The next Marcovicci project will he a radical departure: an entire show of modern songs. Although she has performed the occasional contemporary song, and is more open to new material than most, her shows have all been rooted in the theater music of the 1920s, ’30s and ’40s, traditional cabaret repertoire. But while she was at the Algonquin, composers and lyricists sent her lots of new songs, which she tried out in informal “salons” in the afternoons. “I felt like Mabel Mercer,” she says. It was like a forum. I found the kind of music I’ve been looking for: eccentric, deeply poetic, difficult, art song music.”

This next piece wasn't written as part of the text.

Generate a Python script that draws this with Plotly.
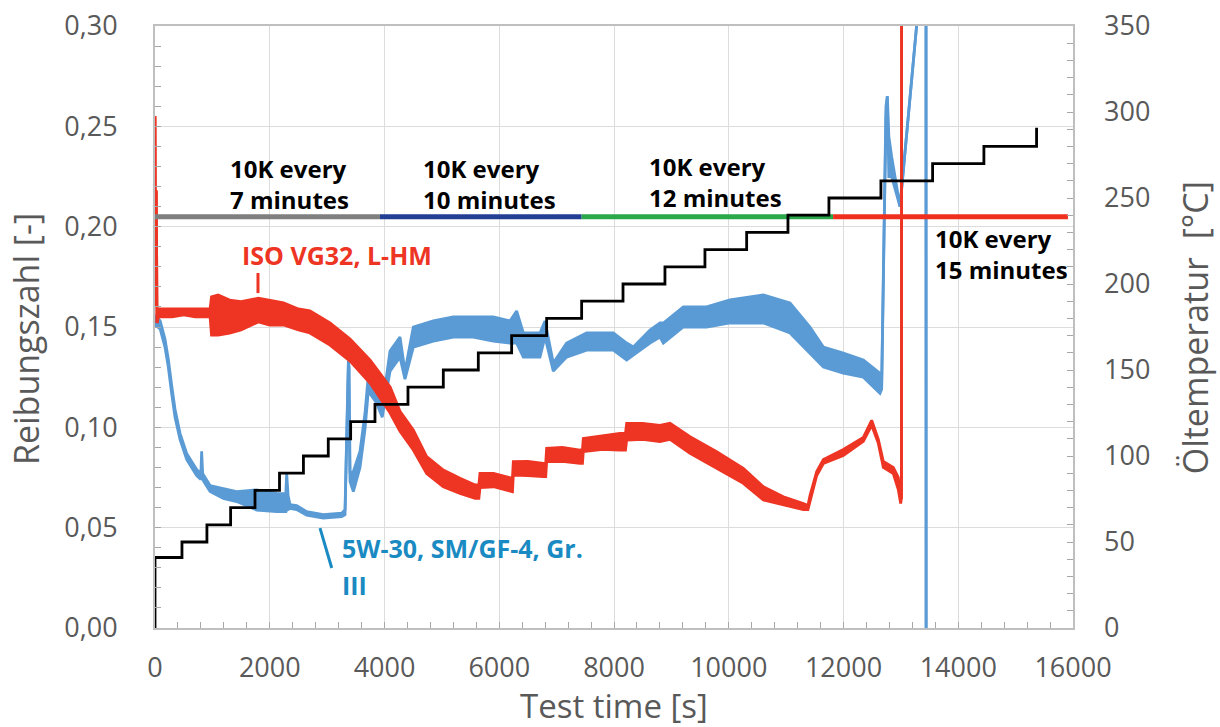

Each night, she slipped one of the songs into her show, reading straight from the sheet music, with the composer at the piano. Songwriters included Stephen Schwartz, Bill Finn, Robert Waldman, David Israel, Phillip Namanworth, John Bucchino, Craig Carnelia and her pianist, Glenn Mehrbach. The performances had an exciting, ink-still-wet quality.

They harkened back to the early days just seven years ago, when she would spread out all her music on the dressing room floor and conceive the act minutes before show time in San Francisco’s Plush Room. Back then Ms. Marcovicci was singing for a sprinkling of people, many of whom did not understand her or cabaret.

She performs for much larger audiences nowadays–witness the mob scene that greeted her each evening this season at the Algonquin. But she still has two feet planted firmly on the ground.

“Every now and then,” Ms. Marcovicci says,”when I’m feeling the most puffed up, I’ll run into somebody In the lobby who says, ‘Are you our vocalist for the evening?’ and I’ll know they don’t have a clue. And I’ll say to myself, that’s good., that reminds me. I may be having this marvelous, lucky and thrilling success, but it’s still an area of music that is hardly mainstream.”

Ms. Orgill is a free-lance writer in Hoboken, N.J.